## Task description
Beginning at the first line of the data, print each line exactly, stopping after the line that contains "const apexB = [-0.521, 374];".

## Data segment
+ + + +
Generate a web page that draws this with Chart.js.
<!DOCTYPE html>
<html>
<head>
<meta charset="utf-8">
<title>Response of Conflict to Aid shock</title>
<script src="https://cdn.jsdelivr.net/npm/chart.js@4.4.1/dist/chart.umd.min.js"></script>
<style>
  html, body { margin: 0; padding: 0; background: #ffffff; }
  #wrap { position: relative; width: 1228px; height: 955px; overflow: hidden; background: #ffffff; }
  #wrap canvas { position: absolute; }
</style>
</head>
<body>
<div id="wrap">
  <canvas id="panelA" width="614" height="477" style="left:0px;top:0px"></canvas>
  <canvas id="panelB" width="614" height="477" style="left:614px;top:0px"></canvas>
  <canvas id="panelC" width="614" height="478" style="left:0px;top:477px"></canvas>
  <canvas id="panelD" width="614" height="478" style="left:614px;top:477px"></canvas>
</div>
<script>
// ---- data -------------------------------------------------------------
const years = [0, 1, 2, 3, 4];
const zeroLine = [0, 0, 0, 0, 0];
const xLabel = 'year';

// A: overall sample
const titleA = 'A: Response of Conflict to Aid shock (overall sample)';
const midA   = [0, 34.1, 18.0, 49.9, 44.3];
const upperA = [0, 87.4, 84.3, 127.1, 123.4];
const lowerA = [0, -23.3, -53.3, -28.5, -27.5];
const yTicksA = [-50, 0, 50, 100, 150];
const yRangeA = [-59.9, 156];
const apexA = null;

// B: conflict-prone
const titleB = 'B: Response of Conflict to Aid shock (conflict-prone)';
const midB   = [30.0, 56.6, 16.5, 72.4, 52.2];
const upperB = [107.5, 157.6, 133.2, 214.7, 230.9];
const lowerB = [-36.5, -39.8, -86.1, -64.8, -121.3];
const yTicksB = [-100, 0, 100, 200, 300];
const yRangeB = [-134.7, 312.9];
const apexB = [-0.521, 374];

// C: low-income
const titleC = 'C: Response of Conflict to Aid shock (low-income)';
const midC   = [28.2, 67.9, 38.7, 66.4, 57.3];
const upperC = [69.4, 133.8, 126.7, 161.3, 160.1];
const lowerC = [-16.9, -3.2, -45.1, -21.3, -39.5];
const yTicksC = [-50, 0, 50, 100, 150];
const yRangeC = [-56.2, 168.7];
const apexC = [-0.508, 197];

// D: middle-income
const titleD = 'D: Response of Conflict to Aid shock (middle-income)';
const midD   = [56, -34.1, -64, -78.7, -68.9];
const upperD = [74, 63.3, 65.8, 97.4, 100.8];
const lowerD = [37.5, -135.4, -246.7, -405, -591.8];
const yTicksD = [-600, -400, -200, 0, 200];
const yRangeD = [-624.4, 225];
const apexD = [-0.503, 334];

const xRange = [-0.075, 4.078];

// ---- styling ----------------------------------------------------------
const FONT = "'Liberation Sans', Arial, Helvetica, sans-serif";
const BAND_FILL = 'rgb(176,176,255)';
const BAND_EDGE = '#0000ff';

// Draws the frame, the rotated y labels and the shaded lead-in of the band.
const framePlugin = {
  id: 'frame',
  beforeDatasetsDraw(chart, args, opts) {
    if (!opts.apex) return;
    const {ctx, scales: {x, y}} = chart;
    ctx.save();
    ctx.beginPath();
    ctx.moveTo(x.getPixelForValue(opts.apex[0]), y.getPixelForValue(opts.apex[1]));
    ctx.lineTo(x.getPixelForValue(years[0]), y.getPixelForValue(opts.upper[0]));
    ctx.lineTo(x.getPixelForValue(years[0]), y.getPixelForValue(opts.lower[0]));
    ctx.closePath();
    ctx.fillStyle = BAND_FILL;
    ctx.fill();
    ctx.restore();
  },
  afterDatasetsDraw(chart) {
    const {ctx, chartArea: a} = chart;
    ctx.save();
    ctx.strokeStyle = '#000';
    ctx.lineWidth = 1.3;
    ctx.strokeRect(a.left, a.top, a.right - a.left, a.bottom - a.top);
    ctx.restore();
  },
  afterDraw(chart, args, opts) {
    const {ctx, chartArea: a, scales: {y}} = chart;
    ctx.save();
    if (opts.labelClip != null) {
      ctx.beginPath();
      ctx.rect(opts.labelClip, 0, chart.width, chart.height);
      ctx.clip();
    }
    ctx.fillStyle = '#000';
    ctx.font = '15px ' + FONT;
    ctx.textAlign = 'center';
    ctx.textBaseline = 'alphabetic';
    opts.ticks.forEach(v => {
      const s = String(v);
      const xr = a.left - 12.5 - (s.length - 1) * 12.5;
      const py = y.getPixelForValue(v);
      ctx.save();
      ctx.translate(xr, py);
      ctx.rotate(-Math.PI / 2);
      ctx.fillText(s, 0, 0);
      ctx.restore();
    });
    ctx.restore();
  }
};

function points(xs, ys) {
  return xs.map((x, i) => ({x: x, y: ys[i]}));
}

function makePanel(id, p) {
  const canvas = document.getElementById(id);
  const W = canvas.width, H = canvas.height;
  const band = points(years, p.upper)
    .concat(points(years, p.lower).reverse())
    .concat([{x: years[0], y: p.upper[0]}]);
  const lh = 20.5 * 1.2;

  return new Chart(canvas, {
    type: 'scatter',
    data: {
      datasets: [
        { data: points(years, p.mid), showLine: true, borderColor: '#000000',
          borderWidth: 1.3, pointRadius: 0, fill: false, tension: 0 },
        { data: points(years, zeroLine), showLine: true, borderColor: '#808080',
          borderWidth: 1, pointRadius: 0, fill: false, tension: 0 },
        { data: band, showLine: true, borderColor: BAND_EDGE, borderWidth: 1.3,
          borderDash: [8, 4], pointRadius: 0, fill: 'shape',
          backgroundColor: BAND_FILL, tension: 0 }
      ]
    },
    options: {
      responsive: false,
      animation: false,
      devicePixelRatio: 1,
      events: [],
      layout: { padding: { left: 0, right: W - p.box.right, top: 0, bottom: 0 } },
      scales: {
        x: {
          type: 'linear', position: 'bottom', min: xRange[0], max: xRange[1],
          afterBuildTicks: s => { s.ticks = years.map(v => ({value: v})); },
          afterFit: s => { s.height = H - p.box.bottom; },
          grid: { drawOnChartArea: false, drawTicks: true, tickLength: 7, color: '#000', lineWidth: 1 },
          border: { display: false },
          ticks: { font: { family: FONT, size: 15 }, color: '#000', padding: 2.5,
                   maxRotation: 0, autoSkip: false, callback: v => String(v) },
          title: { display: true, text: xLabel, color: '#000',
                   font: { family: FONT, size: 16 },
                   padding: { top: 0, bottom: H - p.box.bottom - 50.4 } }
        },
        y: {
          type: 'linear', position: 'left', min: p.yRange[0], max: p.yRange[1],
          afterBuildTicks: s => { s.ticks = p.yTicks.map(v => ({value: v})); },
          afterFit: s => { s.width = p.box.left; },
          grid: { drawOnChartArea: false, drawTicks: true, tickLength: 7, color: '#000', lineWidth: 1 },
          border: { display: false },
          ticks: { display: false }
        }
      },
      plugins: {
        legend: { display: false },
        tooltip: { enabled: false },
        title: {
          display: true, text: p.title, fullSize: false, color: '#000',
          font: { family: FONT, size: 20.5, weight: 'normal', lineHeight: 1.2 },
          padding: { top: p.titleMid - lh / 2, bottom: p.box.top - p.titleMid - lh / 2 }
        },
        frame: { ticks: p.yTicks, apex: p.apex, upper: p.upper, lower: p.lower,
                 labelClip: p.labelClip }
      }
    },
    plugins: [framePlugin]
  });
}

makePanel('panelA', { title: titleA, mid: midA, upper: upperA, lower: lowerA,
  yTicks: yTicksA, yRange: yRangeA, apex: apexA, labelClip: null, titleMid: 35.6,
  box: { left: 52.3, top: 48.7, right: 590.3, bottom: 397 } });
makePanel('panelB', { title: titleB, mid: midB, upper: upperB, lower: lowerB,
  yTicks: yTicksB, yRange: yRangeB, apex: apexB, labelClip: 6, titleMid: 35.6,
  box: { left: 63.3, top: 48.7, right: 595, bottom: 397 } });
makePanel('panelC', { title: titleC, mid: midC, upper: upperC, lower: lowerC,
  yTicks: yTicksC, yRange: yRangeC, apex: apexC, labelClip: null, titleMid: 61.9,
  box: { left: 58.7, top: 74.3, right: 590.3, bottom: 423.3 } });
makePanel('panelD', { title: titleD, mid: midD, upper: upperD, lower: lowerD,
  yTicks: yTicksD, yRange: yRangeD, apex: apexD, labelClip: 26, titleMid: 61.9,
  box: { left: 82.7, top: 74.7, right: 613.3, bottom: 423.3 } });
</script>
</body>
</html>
+ + + +
## Written answer
Generate a web page that draws this with Chart.js.
<!DOCTYPE html>
<html>
<head>
<meta charset="utf-8">
<title>Response of Conflict to Aid shock</title>
<script src="https://cdn.jsdelivr.net/npm/chart.js@4.4.1/dist/chart.umd.min.js"></script>
<style>
  html, body { margin: 0; padding: 0; background: #ffffff; }
  #wrap { position: relative; width: 1228px; height: 955px; overflow: hidden; background: #ffffff; }
  #wrap canvas { position: absolute; }
</style>
</head>
<body>
<div id="wrap">
  <canvas id="panelA" width="614" height="477" style="left:0px;top:0px"></canvas>
  <canvas id="panelB" width="614" height="477" style="left:614px;top:0px"></canvas>
  <canvas id="panelC" width="614" height="478" style="left:0px;top:477px"></canvas>
  <canvas id="panelD" width="614" height="478" style="left:614px;top:477px"></canvas>
</div>
<script>
// ---- data -------------------------------------------------------------
const years = [0, 1, 2, 3, 4];
const zeroLine = [0, 0, 0, 0, 0];
const xLabel = 'year';

// A: overall sample
const titleA = 'A: Response of Conflict to Aid shock (overall sample)';
const midA   = [0, 34.1, 18.0, 49.9, 44.3];
const upperA = [0, 87.4, 84.3, 127.1, 123.4];
const lowerA = [0, -23.3, -53.3, -28.5, -27.5];
const yTicksA = [-50, 0, 50, 100, 150];
const yRangeA = [-59.9, 156];
const apexA = null;

// B: conflict-prone
const titleB = 'B: Response of Conflict to Aid shock (conflict-prone)';
const midB   = [30.0, 56.6, 16.5, 72.4, 52.2];
const upperB = [107.5, 157.6, 133.2, 214.7, 230.9];
const lowerB = [-36.5, -39.8, -86.1, -64.8, -121.3];
const yTicksB = [-100, 0, 100, 200, 300];
const yRangeB = [-134.7, 312.9];
const apexB = [-0.521, 374];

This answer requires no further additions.